**TO DO**
With all pictures omitted, return verbatim the lines from the beginning of the records below through the line containing "Chart.defaults.font.family = SCHRIFT;".

>>>>

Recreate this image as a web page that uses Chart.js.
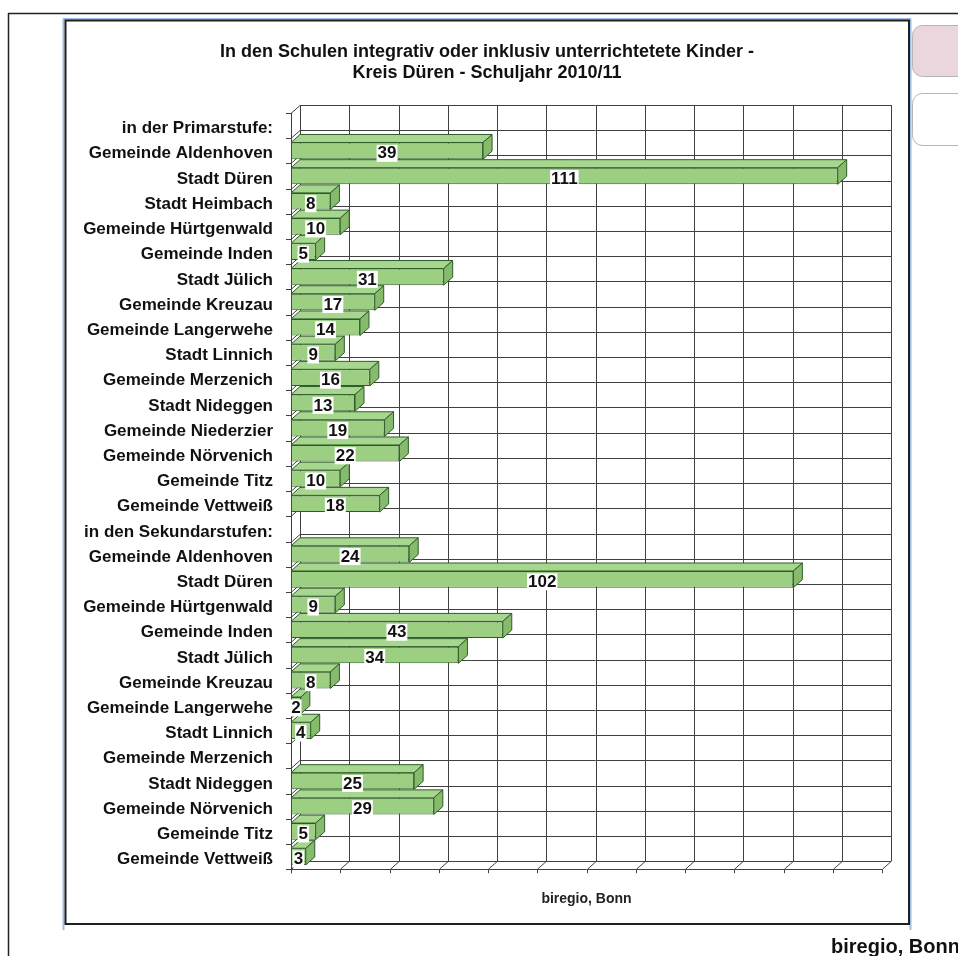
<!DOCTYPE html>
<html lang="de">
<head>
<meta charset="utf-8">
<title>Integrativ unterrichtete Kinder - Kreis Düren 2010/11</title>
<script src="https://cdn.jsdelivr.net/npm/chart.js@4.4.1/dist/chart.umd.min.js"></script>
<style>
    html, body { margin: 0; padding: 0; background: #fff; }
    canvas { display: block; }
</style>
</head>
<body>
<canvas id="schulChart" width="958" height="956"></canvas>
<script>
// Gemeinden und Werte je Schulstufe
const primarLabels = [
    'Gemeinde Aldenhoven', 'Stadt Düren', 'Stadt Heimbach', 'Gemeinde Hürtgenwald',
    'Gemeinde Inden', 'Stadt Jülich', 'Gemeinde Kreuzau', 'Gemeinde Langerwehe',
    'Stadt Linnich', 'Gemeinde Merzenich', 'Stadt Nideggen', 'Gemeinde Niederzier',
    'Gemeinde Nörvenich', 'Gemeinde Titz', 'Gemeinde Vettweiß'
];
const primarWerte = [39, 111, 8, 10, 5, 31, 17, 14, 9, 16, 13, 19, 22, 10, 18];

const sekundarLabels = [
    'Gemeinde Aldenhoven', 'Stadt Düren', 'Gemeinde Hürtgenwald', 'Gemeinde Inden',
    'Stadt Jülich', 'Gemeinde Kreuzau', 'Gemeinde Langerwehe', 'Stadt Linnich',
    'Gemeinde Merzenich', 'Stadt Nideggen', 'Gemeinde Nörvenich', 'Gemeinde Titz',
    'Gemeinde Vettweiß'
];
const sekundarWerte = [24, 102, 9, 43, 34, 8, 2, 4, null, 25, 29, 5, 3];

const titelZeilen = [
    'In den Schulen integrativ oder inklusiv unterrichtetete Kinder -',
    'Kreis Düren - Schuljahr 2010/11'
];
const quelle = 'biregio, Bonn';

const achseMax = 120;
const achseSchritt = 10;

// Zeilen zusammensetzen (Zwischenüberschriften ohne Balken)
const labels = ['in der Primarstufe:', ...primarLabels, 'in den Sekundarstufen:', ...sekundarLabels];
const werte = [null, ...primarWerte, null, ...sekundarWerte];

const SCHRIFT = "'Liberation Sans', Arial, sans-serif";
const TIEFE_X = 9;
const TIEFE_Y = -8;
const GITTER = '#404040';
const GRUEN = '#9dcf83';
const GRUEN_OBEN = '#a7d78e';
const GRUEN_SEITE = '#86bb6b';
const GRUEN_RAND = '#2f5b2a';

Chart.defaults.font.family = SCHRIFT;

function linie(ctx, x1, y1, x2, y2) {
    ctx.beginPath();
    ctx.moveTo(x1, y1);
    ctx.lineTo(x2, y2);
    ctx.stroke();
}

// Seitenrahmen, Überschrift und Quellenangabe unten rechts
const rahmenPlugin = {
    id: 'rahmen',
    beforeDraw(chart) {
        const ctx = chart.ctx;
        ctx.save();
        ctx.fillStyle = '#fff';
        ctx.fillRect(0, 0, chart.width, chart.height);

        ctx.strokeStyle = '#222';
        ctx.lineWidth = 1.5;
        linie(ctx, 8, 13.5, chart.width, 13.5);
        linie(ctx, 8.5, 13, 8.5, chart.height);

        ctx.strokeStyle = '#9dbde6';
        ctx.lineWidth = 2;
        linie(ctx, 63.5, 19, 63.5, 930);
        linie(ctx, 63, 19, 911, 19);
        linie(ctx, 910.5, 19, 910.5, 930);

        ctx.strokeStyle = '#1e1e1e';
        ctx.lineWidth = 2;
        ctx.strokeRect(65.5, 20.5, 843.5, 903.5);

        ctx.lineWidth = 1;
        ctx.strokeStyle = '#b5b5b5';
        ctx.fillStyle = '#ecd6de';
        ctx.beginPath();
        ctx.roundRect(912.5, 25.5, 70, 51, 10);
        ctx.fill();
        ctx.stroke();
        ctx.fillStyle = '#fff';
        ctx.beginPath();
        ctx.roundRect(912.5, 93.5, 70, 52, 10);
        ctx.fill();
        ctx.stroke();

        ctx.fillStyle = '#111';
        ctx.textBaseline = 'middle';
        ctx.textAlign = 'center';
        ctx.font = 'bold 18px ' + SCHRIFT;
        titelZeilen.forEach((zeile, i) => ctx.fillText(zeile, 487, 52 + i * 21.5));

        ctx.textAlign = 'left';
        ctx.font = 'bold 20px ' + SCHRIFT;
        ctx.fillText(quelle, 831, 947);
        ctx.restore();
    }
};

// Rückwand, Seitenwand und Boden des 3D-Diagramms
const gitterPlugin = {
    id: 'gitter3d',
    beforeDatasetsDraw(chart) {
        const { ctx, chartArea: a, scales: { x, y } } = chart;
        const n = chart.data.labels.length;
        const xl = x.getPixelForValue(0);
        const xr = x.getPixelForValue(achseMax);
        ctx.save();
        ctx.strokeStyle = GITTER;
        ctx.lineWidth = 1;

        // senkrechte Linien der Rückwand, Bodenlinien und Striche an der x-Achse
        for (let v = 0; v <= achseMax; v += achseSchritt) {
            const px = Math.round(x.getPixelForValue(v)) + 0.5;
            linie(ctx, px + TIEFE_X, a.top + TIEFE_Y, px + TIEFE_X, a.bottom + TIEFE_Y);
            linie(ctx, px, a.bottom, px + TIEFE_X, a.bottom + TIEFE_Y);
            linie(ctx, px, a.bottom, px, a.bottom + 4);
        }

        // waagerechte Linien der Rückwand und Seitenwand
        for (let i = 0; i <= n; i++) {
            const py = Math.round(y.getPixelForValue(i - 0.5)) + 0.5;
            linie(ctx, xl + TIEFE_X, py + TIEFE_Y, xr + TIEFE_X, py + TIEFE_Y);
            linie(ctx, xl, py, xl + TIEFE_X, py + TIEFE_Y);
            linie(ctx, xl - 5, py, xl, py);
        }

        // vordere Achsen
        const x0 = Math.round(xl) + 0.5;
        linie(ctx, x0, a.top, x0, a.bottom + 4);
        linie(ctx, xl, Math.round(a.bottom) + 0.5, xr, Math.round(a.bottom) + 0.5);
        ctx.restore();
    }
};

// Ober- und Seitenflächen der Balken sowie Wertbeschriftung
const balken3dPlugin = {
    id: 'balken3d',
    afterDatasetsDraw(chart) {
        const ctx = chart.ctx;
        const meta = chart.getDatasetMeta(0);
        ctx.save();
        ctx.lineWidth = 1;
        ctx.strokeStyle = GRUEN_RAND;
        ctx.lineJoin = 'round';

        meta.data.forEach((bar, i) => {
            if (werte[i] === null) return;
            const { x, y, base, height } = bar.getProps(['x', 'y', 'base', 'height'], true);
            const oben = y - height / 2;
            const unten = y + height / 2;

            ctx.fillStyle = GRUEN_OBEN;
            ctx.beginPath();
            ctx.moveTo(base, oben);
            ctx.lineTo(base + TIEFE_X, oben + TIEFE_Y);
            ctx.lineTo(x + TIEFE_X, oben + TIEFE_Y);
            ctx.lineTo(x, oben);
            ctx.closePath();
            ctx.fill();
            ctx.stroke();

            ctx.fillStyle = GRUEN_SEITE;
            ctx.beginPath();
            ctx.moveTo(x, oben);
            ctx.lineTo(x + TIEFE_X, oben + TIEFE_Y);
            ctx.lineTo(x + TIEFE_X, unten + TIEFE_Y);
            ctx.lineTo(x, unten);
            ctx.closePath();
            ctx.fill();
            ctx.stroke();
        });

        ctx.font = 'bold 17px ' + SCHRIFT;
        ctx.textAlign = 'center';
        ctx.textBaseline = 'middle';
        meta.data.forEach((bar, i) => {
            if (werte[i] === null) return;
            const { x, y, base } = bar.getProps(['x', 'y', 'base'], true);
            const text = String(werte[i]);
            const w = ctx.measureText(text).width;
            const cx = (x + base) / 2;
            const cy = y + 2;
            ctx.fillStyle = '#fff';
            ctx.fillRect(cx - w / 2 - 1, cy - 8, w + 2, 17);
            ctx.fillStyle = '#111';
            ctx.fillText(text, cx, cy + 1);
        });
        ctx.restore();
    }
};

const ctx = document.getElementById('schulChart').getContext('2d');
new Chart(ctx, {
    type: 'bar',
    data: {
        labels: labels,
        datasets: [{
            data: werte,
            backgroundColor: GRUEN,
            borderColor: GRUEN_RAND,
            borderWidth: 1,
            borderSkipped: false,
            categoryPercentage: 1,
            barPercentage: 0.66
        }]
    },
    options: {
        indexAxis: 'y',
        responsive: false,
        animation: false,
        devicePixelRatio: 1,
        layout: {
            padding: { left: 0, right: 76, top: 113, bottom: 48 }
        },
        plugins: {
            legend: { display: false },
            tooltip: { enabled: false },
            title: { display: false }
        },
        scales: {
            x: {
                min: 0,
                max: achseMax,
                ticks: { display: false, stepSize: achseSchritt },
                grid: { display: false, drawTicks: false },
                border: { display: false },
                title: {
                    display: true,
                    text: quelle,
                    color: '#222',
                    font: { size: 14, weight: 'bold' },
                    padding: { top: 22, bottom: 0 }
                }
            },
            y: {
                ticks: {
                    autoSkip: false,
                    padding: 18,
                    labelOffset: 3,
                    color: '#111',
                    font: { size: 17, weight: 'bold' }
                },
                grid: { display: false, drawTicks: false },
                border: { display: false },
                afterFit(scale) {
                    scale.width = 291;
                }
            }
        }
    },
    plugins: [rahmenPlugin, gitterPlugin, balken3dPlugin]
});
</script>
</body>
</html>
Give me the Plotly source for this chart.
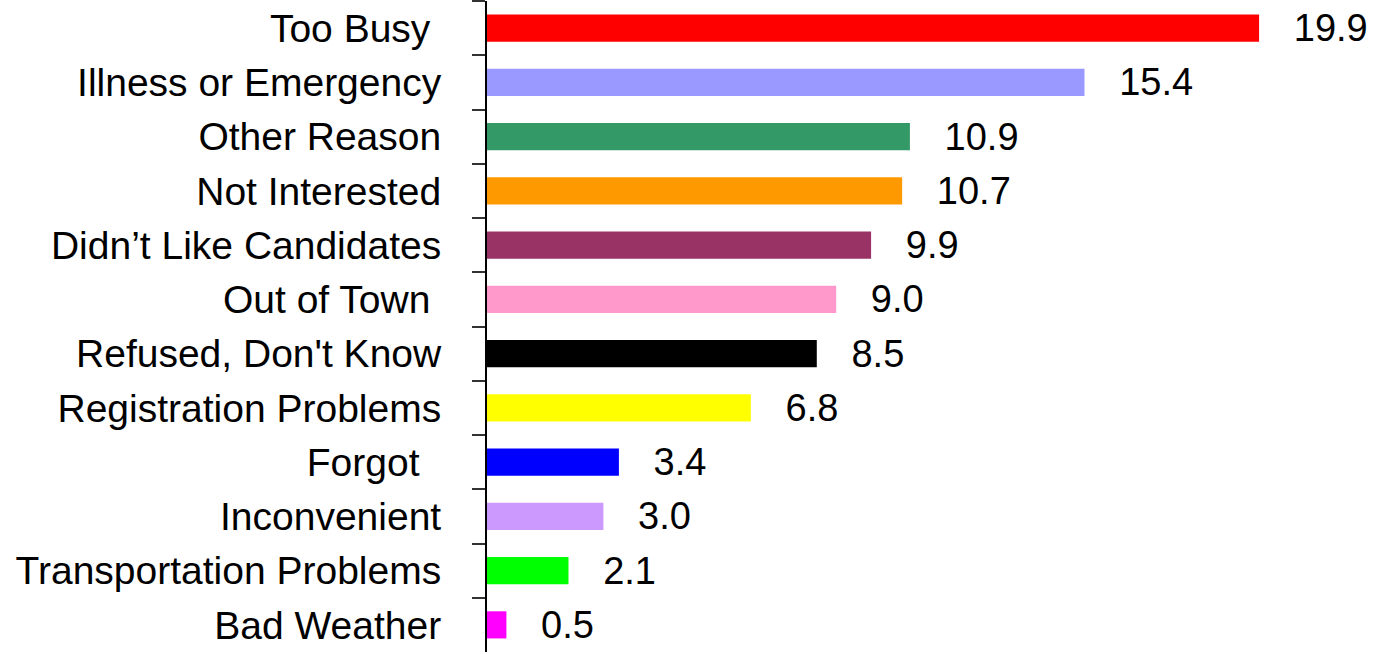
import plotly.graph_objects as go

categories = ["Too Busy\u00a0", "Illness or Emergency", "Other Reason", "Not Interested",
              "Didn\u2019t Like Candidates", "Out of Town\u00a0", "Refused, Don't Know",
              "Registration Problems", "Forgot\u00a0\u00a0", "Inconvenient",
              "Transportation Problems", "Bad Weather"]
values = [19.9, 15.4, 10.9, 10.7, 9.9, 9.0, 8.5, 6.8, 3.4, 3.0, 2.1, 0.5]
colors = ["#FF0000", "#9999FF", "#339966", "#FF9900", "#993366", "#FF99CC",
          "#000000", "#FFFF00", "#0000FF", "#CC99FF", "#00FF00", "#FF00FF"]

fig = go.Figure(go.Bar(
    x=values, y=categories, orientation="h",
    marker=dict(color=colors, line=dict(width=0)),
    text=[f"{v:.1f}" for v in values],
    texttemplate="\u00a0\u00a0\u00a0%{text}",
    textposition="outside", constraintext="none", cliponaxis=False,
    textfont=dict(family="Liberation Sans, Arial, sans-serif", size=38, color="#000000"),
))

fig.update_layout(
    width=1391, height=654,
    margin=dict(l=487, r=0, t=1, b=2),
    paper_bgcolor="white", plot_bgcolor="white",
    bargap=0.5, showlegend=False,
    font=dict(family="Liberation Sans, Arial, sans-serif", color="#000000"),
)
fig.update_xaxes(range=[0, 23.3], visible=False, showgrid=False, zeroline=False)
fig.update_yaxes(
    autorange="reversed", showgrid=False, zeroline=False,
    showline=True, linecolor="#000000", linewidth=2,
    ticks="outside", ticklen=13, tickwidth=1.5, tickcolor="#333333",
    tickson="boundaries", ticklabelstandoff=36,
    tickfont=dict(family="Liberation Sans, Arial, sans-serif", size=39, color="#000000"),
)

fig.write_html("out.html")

<<<<

**SOLUTION FOR THIS EXERCISE**
Recreate this image as a web page that uses Chart.js.
<!DOCTYPE html>
<html lang="de">
<head>
<meta charset="utf-8">
<title>Integrativ unterrichtete Kinder - Kreis Düren 2010/11</title>
<script src="https://cdn.jsdelivr.net/npm/chart.js@4.4.1/dist/chart.umd.min.js"></script>
<style>
    html, body { margin: 0; padding: 0; background: #fff; }
    canvas { display: block; }
</style>
</head>
<body>
<canvas id="schulChart" width="958" height="956"></canvas>
<script>
// Gemeinden und Werte je Schulstufe
const primarLabels = [
    'Gemeinde Aldenhoven', 'Stadt Düren', 'Stadt Heimbach', 'Gemeinde Hürtgenwald',
    'Gemeinde Inden', 'Stadt Jülich', 'Gemeinde Kreuzau', 'Gemeinde Langerwehe',
    'Stadt Linnich', 'Gemeinde Merzenich', 'Stadt Nideggen', 'Gemeinde Niederzier',
    'Gemeinde Nörvenich', 'Gemeinde Titz', 'Gemeinde Vettweiß'
];
const primarWerte = [39, 111, 8, 10, 5, 31, 17, 14, 9, 16, 13, 19, 22, 10, 18];

const sekundarLabels = [
    'Gemeinde Aldenhoven', 'Stadt Düren', 'Gemeinde Hürtgenwald', 'Gemeinde Inden',
    'Stadt Jülich', 'Gemeinde Kreuzau', 'Gemeinde Langerwehe', 'Stadt Linnich',
    'Gemeinde Merzenich', 'Stadt Nideggen', 'Gemeinde Nörvenich', 'Gemeinde Titz',
    'Gemeinde Vettweiß'
];
const sekundarWerte = [24, 102, 9, 43, 34, 8, 2, 4, null, 25, 29, 5, 3];

const titelZeilen = [
    'In den Schulen integrativ oder inklusiv unterrichtetete Kinder -',
    'Kreis Düren - Schuljahr 2010/11'
];
const quelle = 'biregio, Bonn';

const achseMax = 120;
const achseSchritt = 10;

// Zeilen zusammensetzen (Zwischenüberschriften ohne Balken)
const labels = ['in der Primarstufe:', ...primarLabels, 'in den Sekundarstufen:', ...sekundarLabels];
const werte = [null, ...primarWerte, null, ...sekundarWerte];

const SCHRIFT = "'Liberation Sans', Arial, sans-serif";
const TIEFE_X = 9;
const TIEFE_Y = -8;
const GITTER = '#404040';
const GRUEN = '#9dcf83';
const GRUEN_OBEN = '#a7d78e';
const GRUEN_SEITE = '#86bb6b';
const GRUEN_RAND = '#2f5b2a';

Chart.defaults.font.family = SCHRIFT;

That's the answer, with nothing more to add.